Eu sempre usei esses perrengues para me motivar. Há dois tipos de motivação: conseguir aquilo que queremos e decidir o que NÃO queremos. Nesse dia, eu decidi que faria o que fosse necessário para romper a enorme barreira social que me afastava daquela vida que eu conhecia apenas pela televisão. Em outras palavras, o ser humano se motiva para ter prazer ou para não sofrer.

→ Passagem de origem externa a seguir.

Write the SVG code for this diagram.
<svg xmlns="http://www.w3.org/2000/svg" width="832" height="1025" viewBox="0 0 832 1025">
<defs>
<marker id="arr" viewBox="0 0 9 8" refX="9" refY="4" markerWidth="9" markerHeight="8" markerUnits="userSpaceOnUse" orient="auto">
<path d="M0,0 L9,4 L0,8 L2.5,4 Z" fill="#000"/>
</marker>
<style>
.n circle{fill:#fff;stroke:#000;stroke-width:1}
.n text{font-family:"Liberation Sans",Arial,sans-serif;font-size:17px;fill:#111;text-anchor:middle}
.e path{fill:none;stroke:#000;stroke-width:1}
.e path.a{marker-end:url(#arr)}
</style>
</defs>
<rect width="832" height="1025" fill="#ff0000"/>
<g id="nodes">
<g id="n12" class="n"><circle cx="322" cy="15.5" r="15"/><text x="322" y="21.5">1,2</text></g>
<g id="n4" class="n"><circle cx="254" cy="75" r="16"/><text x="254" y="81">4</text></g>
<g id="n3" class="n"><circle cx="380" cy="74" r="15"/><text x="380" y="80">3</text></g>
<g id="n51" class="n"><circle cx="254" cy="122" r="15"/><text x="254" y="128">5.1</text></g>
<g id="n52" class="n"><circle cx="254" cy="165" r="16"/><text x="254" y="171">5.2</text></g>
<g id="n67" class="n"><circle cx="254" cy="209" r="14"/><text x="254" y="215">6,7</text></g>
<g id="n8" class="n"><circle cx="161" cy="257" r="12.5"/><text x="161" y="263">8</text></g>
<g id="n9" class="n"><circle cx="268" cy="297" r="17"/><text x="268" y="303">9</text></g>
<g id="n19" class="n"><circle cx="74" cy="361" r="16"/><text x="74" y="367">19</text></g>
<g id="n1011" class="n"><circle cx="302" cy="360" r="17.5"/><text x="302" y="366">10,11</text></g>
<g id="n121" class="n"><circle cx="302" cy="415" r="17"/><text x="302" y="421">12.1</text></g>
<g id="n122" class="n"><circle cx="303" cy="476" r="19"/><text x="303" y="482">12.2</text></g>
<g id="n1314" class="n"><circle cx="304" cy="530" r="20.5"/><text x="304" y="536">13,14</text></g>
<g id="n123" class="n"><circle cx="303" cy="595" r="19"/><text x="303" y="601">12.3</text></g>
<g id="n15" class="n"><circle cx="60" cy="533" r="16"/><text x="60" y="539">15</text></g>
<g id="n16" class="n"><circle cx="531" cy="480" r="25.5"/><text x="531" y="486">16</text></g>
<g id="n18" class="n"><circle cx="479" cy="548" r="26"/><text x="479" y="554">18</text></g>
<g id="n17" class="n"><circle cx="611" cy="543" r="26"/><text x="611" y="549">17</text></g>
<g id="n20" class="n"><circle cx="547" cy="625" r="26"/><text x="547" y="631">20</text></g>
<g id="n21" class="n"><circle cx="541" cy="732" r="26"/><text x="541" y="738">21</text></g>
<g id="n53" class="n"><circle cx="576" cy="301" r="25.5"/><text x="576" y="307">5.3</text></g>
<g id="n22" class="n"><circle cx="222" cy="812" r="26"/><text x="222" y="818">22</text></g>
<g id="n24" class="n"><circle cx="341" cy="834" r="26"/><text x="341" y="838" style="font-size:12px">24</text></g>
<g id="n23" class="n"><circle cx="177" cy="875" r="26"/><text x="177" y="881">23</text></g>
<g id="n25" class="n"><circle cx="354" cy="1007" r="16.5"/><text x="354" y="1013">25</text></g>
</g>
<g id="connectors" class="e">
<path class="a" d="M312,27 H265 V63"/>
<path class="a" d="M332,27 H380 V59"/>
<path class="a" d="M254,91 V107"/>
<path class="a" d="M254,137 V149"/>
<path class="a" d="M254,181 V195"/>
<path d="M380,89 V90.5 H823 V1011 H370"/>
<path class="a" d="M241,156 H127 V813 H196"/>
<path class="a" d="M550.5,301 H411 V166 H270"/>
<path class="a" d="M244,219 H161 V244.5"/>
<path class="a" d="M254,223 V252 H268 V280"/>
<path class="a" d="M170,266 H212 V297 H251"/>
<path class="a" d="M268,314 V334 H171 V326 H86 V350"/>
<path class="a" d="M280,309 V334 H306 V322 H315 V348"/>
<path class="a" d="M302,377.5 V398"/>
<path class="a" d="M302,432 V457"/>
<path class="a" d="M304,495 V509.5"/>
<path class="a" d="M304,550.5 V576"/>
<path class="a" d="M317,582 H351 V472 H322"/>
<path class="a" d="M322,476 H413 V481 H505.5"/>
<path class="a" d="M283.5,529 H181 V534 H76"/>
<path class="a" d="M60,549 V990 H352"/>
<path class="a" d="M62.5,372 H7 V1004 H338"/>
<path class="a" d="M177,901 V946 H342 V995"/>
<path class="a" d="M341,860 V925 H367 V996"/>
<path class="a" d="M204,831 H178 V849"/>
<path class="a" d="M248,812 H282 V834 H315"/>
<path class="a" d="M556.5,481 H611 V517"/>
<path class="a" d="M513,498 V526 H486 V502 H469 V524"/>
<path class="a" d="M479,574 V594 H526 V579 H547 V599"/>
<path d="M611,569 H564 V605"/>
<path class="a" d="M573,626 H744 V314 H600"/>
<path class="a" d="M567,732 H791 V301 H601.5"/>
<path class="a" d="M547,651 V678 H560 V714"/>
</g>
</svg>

Nunca fui de reclamar. Aprendi a ser sempre grato, mas também aprendi que CONFORMADO, jamais. Eu estava decidido a não ganhar a FORMA daquele mundo que estava conhecendo ao sair da bolha da escola pública. A vida real era bem pior do que eu imaginava. Porém, eu queria mais, muito mais, e sabia que isso não era pecado.
Ainda não tinha filhos, mas queria algo melhor para eles. Queria dar a eles o que não tive, queria que eles pudessem um dia visitar a Disney, quando fizessem 15 anos. Quem sabe até com um daqueles pacotes parcelados em 36 vezes. Era um sonho bobo, mas talvez representasse um imaginário criado por mim, algo inatingível na minha infância.
Mas o mundo gira. Hoje, a Disney é querida parceira e patrocinadora do meu time aqui em Orlando, onde vivo com a Luciana e 3 filhos que já moraram em 6 países antes mesmo de entrarem na puberdade. Durante os fins de semana, desde pequenos, falei várias vezes: “Vamos à Disney?”. Geralmente eles respondem: “Não, pai. Prefiro fazer isso ou aquilo…”.
Eles não gostam muito de parques (rss). Tudo bem, porque pude dar algo melhor a eles. Mas, na boa, isso para mim não é o suficiente. Isso é o que me mantém por aqui todos esses anos, sempre na expectativa de que algum louco aí do outro lado da tela também mude sua história e que eu possa ter colaborado com essa mudança de alguma maneira.